◆ GIVEN INSTRUCTION
Print them exactly: the lines from the beginning of the entries below through the line that contains "gens = np.arange(0, 1001, 10)", and only those, with the pictures left out.
◆ ◆ ◆ ◆ ◆
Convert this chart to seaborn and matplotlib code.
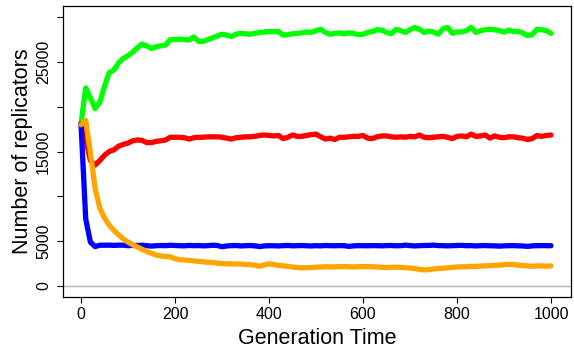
import numpy as np
import pandas as pd
import matplotlib
matplotlib.use("Agg")
import matplotlib.pyplot as plt
import seaborn as sns

# generation time, sampled every 10 generations
gens = np.arange(0, 1001, 10)

green = [18100, 22100, 21000, 19800, 20500, 22300, 23800, 24100, 24900, 25400,
         25700, 26100, 26600, 27000, 26800, 26500, 26700, 26800, 26900, 27500,
         27500, 27550, 27500, 27450, 27800, 27300, 27300, 27500, 27700, 27900,
         28100, 28000, 27850, 28100, 28200, 28150, 28100, 28200, 28300, 28350,
         28400, 28380, 28400, 28000, 28050, 28150, 28200, 28250, 28350, 28300,
         28500, 28650, 28300, 28100, 28200, 28250, 28150, 28250, 28200, 28050,
         28100, 28300, 28400, 28600, 28550, 28300, 28150, 28650, 28500, 28300,
         28600, 28850, 28650, 28300, 28450, 28350, 28100, 28700, 28850, 28200,
         28350, 28350, 28500, 28850, 28300, 28500, 28600, 28650, 28600, 28500,
         28350, 28550, 28400, 28400, 28250, 27950, 28050, 28650, 28600, 28500,
         28200]

red = [18100, 16400, 14000, 13500, 14000, 14600, 15000, 15200, 15600, 15800,
       15950, 16200, 16300, 16250, 16000, 16000, 16150, 16200, 16300, 16600,
       16600, 16600, 16550, 16400, 16550, 16600, 16600, 16650, 16650, 16650,
       16600, 16500, 16400, 16550, 16600, 16650, 16650, 16700, 16800, 16850,
       16800, 16750, 16800, 16450, 16600, 16850, 16700, 16700, 16800, 16900,
       16950, 16650, 16400, 16500, 16350, 16600, 16600, 16650, 16700, 16700,
       16800, 16500, 16450, 16650, 16750, 16750, 16650, 16600, 16650, 16600,
       16700, 16650, 16850, 16600, 16550, 16600, 16650, 16700, 16600, 16450,
       16700, 16750, 16650, 16950, 16700, 16750, 16850, 16500, 16750, 16600,
       16550, 16650, 16650, 16550, 16500, 16350, 16450, 16800, 16700, 16800,
       16850]

blue = [18100, 7500, 4900, 4400, 4550, 4550, 4560, 4530, 4560, 4550,
        4500, 4530, 4520, 4550, 4500, 4450, 4500, 4520, 4500, 4550,
        4520, 4500, 4480, 4530, 4500, 4520, 4480, 4500, 4550, 4520,
        4380, 4470, 4500, 4520, 4470, 4500, 4520, 4480, 4400, 4470,
        4500, 4490, 4470, 4500, 4530, 4480, 4500, 4520, 4490, 4470,
        4500, 4480, 4520, 4500, 4490, 4510, 4500, 4420, 4480, 4500,
        4500, 4490, 4510, 4500, 4480, 4510, 4520, 4490, 4500, 4560,
        4510, 4470, 4500, 4520, 4530, 4560, 4510, 4500, 4480, 4500,
        4520, 4540, 4500, 4510, 4470, 4500, 4520, 4490, 4480, 4450,
        4480, 4500, 4510, 4480, 4470, 4420, 4480, 4500, 4510, 4500,
        4500]

orange = [18000, 18500, 14900, 10900, 8700, 7600, 6800, 6200, 5700, 5250,
          4900, 4600, 4350, 4100, 3850, 3650, 3450, 3350, 3300, 3250,
          3050, 2950, 2900, 2850, 2800, 2750, 2700, 2650, 2620, 2550,
          2500, 2480, 2470, 2450, 2450, 2400, 2380, 2330, 2200, 2350,
          2480, 2400, 2300, 2250, 2200, 2120, 2060, 2030, 2040, 2060,
          2100, 2120, 2150, 2130, 2140, 2160, 2170, 2150, 2130, 2150,
          2170, 2160, 2150, 2130, 2080, 2050, 2080, 2100, 2080, 2050,
          2000, 1950, 1850, 1800, 1820, 1900, 1950, 1980, 2030, 2080,
          2120, 2150, 2130, 2200, 2180, 2220, 2250, 2280, 2300, 2330,
          2380, 2420, 2400, 2330, 2280, 2250, 2200, 2230, 2260, 2200,
          2250]

series = {"green": green, "red": red, "blue": blue, "orange": orange}
colors = {"green": "#00ff00", "red": "#ff0000", "blue": "#0000ff", "orange": "#ffa500"}

df = pd.concat([pd.DataFrame({"gen": gens, "count": v, "type": k})
                for k, v in series.items()], ignore_index=True)

sns.set_theme(style="ticks")
plt.rcParams["font.family"] = ["Liberation Sans", "DejaVu Sans"]
plt.rcParams["text.color"] = "black"
plt.rcParams["axes.labelcolor"] = "black"

fig = plt.figure(figsize=(5.74, 3.49), dpi=100)
ax = fig.add_axes([63 / 574, 52 / 349, 508 / 574, 291 / 349])

# grey reference line at zero
ax.axhline(0, color="#b3b3b3", linewidth=1, zorder=1)

sns.lineplot(data=df, x="gen", y="count", hue="type", palette=colors,
             linewidth=3.8, legend=False, sort=False, estimator=None, ax=ax)

ax.set_xlim(-38.3, 1042.5)
ax.set_ylim(-1228, 31250)

ax.set_xticks([0, 200, 400, 600, 800, 1000])
ax.set_yticks([0, 5000, 10000, 15000, 20000, 25000, 30000])
ax.set_yticklabels(["0", "5000", "", "15000", "", "25000", ""], rotation=90, va="center")
ax.tick_params(axis="both", direction="out", length=4.5, width=0.8, color="black",
               labelsize=11.5, labelcolor="black")
ax.tick_params(axis="y", pad=4)
ax.tick_params(axis="x", pad=3)

for s in ax.spines.values():
    s.set_visible(True)
    s.set_color("black")
    s.set_linewidth(0.9)

ax.set_xlabel("Generation Time", fontsize=15.5, labelpad=4)
ax.set_ylabel("Number of replicators", fontsize=15.5, labelpad=2)

fig.savefig("out.png", dpi=100)
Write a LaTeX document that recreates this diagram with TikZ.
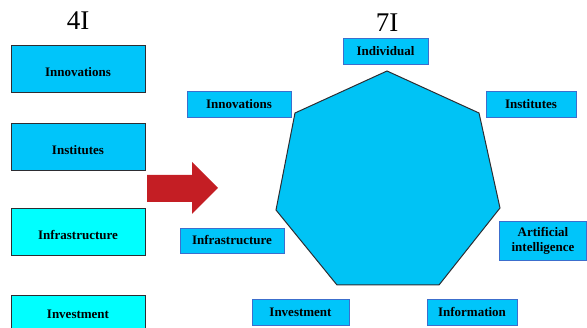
\documentclass[tikz,border=0pt]{standalone}
\usepackage{fontspec}
\setmainfont{Liberation Serif}
\definecolor{skyfill}{RGB}{0,197,250}
\definecolor{cyanfill}{RGB}{0,255,255}
\definecolor{rborder}{RGB}{60,110,205}
\definecolor{lborder}{RGB}{45,45,50}
\definecolor{arrowred}{RGB}{196,30,36}
\definecolor{heptfill}{RGB}{0,195,245}
\tikzset{
  lbox/.style={draw=lborder, line width=0.9pt, minimum width=134pt, minimum height=47pt,
    inner sep=0pt, font=\fontsize{13}{15}\selectfont\bfseries, text height=16.6pt, text depth=0pt},
  rbox/.style={draw=rborder, line width=0.8pt, fill=skyfill, inner sep=0pt,
    font=\fontsize{13}{15}\selectfont\bfseries, align=center},
  title/.style={font=\fontsize{27}{30}\selectfont, inner sep=0pt}
}
\begin{document}
\begin{tikzpicture}[x=1pt,y=-1pt]
\useasboundingbox (0,0) rectangle (587,328);
\clip (0,0) rectangle (587,328);
% titles
\node[title] (t4) at (78,21) {4I};
\node[title] (t7) at (387,23) {7I};
% left column
\node[lbox, fill=skyfill] (l1) at (78,68.5) {Innovations};
\node[lbox, fill=skyfill] (l2) at (78,146.5) {Institutes};
\node[lbox, fill=cyanfill] (l3) at (78,231.5) {Infrastructure};
\node[lbox, fill=cyanfill, text height=9pt, text depth=9pt] (l4) at (78,318.5) {Investment};
% arrow
\fill[arrowred] (147,175) -- (192,175) -- (192,162) -- (218,188) -- (192,214) -- (192,202) -- (147,202) -- cycle;
% heptagon
\filldraw[fill=heptfill, draw=lborder, line width=1pt, line join=miter]
  (387,71) -- (479,113) -- (500,208) -- (439,285) -- (337,285) -- (276,210) -- (295,113) -- cycle;
% right boxes
\node[rbox, minimum width=85pt, minimum height=26pt] (r1) at (385.5,51) {Individual};
\node[rbox, minimum width=104pt, minimum height=26pt] (r2) at (239,104) {Innovations};
\node[rbox, minimum width=90pt, minimum height=26pt] (r3) at (531,104) {Institutes};
\node[rbox, minimum width=87pt, minimum height=39pt] (r4) at (543,240.5) {Artificial\\intelligence};
\node[rbox, minimum width=104pt, minimum height=25pt] (r5) at (232,240.5) {Infrastructure};
\node[rbox, minimum width=97pt, minimum height=26pt] (r6) at (300.5,312) {Investment};
\node[rbox, minimum width=90pt, minimum height=26pt] (r7) at (472,312) {Information};
\end{tikzpicture}
\end{document}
◆ ◆ ◆ ◆ ◆
◆ FULL RESPONSE
Convert this chart to seaborn and matplotlib code.
import numpy as np
import pandas as pd
import matplotlib
matplotlib.use("Agg")
import matplotlib.pyplot as plt
import seaborn as sns

# generation time, sampled every 10 generations
gens = np.arange(0, 1001, 10)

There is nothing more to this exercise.